Hodgson in the spotlight
Press Association Sport takes a look at how manager Roy Hodgson has fared so far.
Starting an out-of-form Raheem Sterling against Russia and Wales was an error.
Harry Kane's inclusion for the opening two matches did not work out and, while numerous changes against Slovakia were criticised, the game produced the most chances of the group stage with Daniel Sturridge and Jamie Vardy leading the line.
Starting Jack Wilshere was a mistake, however. Eric Dier, in the midfield holding role, has justified his selection.
Hodgson has started 4-3-3 in the matches, but has switched to a 4-4-2 diamond formation during some games. His preferred set-up has seen Adam Lallana flourish, although not necessarily providing great width, but Sterling's lack of form saw him struggle.

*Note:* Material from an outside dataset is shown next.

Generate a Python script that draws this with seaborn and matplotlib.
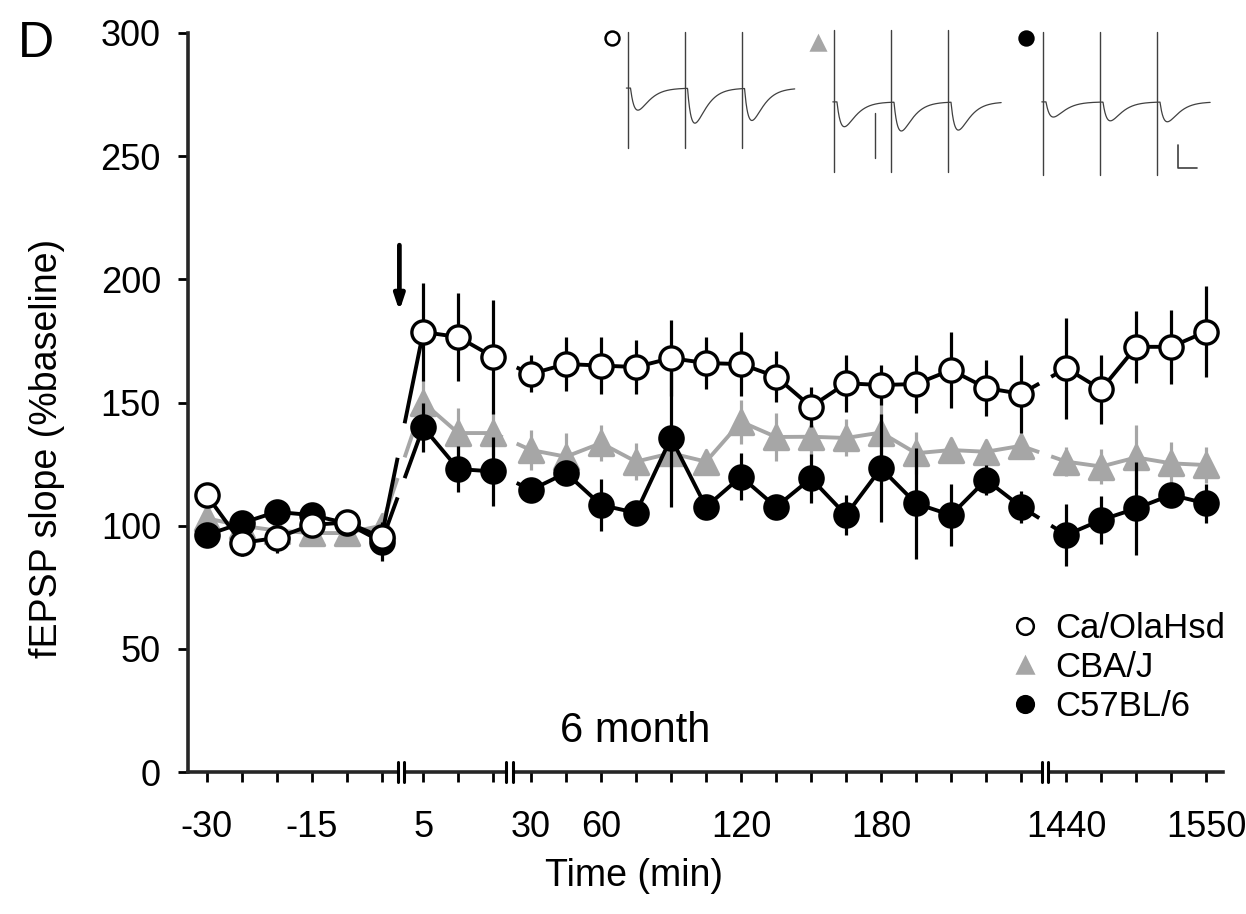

It worked better in the second half against Wales when he had Vardy, Sturridge and Marcus Rashford as his front three.
Playing Wayne Rooney in a deeper role has had limited success, but first-choice fullbacks Kyle Walker and Danny Rose have provided much-needed width in attack in both formations.
Hodgson has had mixed fortunes with his changes from the bench, as he was praised for hooking the ineffective Sterling but lambasted for taking off Rooney as he tried to close out a win against Russia only to concede a late equaliser in the opener.
By contrast, sending on Sturridge and Vardy at half-time of the Wales game, and later Rashford, to change the game earned praise.
His changes in the Slovakia game were predictable, although not influential enough, although he probably should have removed Wilshere at half-time.